▸ Job
Look through the data below and say how many of its lines contain "with", adding nothing else.
begin Data entries
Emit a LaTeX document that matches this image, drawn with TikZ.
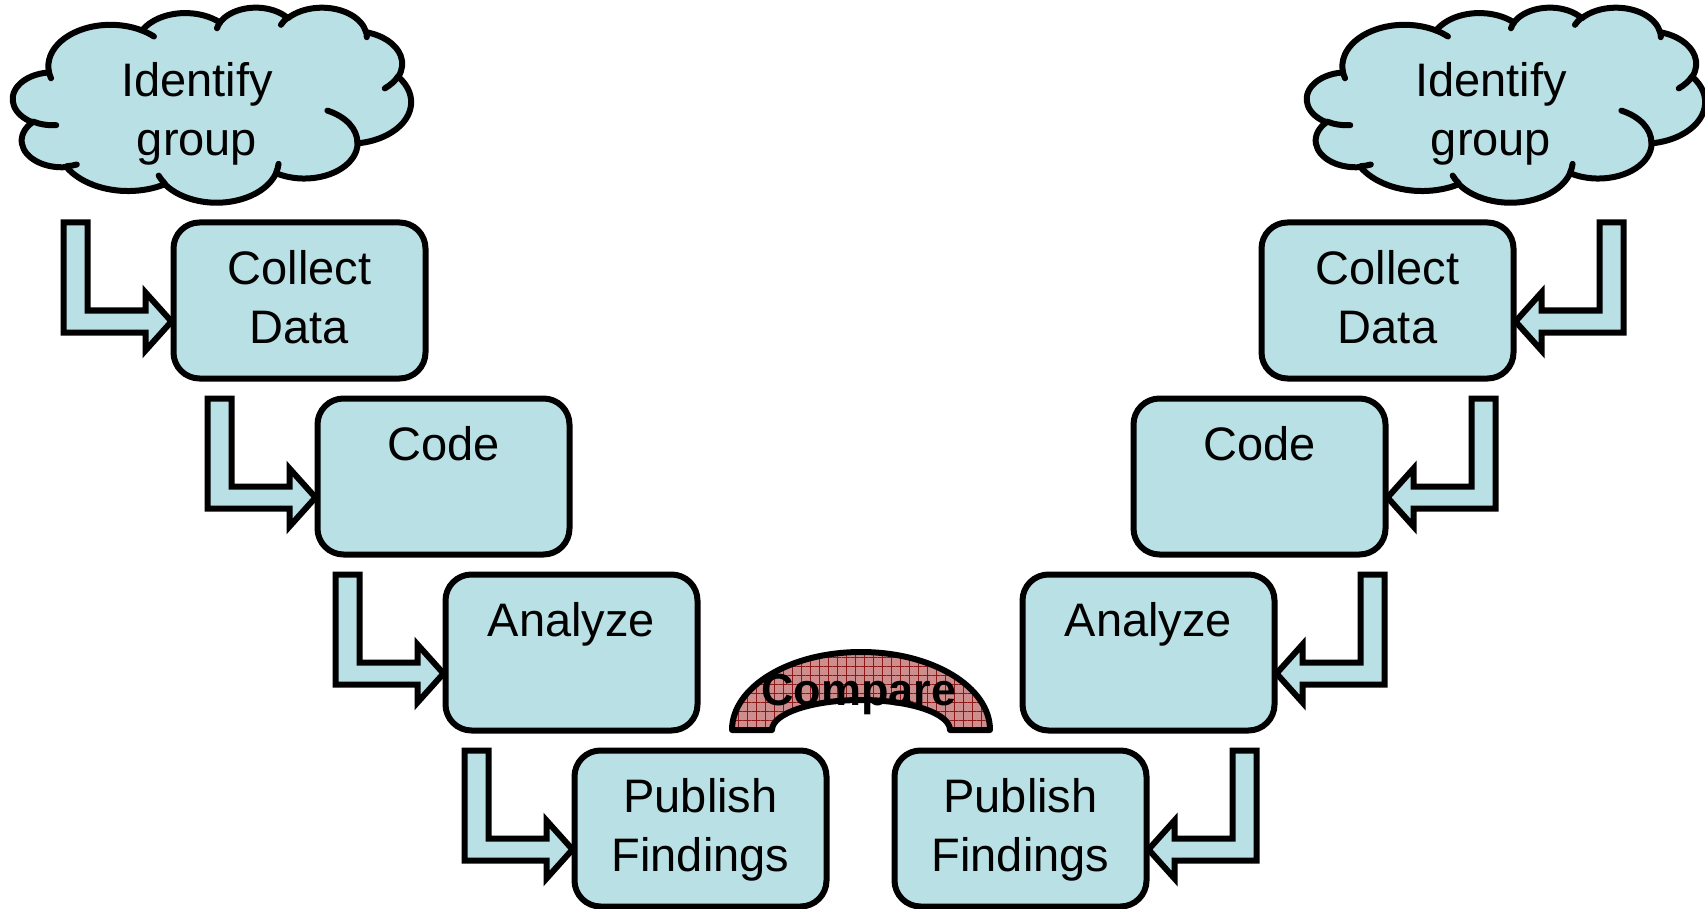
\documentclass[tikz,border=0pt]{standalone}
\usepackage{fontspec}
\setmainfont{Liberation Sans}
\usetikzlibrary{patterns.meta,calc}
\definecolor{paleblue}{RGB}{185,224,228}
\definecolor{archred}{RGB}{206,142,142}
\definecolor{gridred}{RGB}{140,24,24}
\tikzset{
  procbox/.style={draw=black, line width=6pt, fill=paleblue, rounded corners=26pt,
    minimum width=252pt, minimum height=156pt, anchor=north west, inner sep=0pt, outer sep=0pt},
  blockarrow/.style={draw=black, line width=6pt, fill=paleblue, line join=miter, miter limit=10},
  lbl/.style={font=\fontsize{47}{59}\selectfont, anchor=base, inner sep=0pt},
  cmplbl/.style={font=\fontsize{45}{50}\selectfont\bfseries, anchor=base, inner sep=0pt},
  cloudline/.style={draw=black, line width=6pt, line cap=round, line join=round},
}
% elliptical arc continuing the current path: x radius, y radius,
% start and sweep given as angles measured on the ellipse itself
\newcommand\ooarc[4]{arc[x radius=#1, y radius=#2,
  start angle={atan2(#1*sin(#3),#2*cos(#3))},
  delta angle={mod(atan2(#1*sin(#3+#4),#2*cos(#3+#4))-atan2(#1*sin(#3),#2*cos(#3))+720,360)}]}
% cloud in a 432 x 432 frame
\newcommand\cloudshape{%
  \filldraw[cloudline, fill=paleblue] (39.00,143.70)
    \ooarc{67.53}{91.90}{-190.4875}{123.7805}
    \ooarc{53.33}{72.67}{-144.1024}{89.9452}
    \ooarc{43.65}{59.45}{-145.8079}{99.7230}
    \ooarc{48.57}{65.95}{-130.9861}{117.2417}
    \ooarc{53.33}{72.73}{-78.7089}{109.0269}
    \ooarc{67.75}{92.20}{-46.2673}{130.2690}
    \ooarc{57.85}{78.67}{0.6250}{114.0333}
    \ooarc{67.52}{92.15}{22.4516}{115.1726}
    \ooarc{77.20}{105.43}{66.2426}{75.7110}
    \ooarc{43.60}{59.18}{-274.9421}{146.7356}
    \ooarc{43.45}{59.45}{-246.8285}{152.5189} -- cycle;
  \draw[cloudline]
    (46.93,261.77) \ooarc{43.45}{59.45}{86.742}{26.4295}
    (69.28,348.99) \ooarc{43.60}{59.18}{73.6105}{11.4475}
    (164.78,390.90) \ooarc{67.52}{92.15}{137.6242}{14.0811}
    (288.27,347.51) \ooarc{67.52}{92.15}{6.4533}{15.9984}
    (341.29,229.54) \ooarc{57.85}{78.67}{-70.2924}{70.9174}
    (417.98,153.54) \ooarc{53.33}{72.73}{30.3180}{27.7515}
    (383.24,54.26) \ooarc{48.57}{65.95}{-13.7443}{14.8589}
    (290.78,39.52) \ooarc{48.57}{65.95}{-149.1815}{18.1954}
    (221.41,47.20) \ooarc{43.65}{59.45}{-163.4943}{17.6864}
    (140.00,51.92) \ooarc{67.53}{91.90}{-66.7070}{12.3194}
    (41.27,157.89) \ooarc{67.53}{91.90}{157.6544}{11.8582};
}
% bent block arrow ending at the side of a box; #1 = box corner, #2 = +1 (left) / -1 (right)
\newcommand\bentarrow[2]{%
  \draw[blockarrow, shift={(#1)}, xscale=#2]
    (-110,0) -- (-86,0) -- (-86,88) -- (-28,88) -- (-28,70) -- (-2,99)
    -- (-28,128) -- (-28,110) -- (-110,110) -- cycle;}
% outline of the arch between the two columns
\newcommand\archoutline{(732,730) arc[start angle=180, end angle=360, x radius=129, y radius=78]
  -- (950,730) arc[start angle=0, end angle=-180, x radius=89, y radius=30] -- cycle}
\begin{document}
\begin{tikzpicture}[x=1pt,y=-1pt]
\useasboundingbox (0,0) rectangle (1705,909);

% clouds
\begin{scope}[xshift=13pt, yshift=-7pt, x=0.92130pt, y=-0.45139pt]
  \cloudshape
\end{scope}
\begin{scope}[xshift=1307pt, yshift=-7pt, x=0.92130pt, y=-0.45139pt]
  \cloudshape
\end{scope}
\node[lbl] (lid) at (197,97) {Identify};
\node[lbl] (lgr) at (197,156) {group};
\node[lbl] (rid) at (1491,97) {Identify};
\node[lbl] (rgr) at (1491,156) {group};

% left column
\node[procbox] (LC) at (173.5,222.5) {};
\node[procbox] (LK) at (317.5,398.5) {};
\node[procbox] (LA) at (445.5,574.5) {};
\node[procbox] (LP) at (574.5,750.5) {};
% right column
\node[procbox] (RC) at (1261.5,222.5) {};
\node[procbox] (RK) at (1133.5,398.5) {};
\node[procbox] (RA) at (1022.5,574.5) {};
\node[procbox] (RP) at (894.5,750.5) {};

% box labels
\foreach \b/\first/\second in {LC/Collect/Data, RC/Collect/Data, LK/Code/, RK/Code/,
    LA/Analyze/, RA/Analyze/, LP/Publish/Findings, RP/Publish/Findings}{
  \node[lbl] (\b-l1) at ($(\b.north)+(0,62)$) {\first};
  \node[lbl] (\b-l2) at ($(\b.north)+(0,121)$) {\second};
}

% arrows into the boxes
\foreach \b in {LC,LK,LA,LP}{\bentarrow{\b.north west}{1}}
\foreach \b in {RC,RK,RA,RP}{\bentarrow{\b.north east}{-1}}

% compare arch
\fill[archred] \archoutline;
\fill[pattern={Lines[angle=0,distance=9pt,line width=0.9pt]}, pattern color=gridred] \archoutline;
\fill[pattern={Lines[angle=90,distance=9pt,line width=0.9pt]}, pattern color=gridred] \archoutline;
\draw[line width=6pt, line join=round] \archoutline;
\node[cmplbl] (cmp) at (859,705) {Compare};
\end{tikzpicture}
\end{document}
end Data entries
begin Data entries
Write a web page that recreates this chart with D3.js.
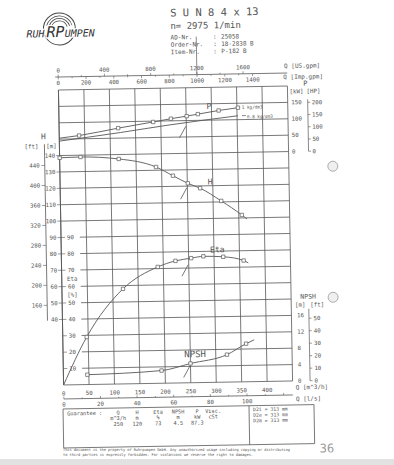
end Data entries
begin Data entries
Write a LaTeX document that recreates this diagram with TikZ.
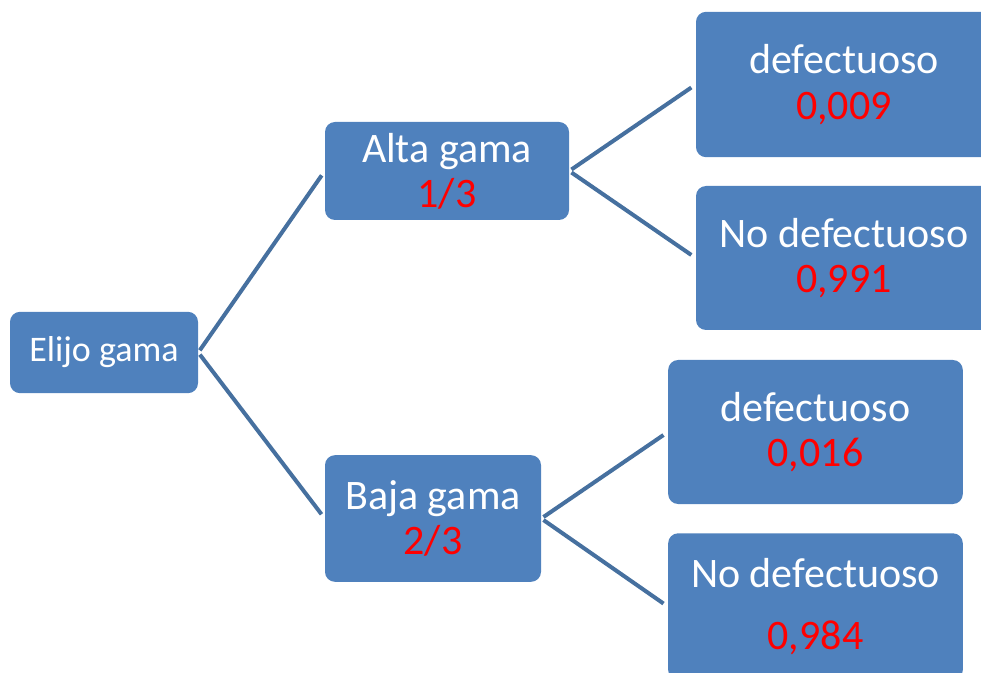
end Data entries
▸ Worked solution
3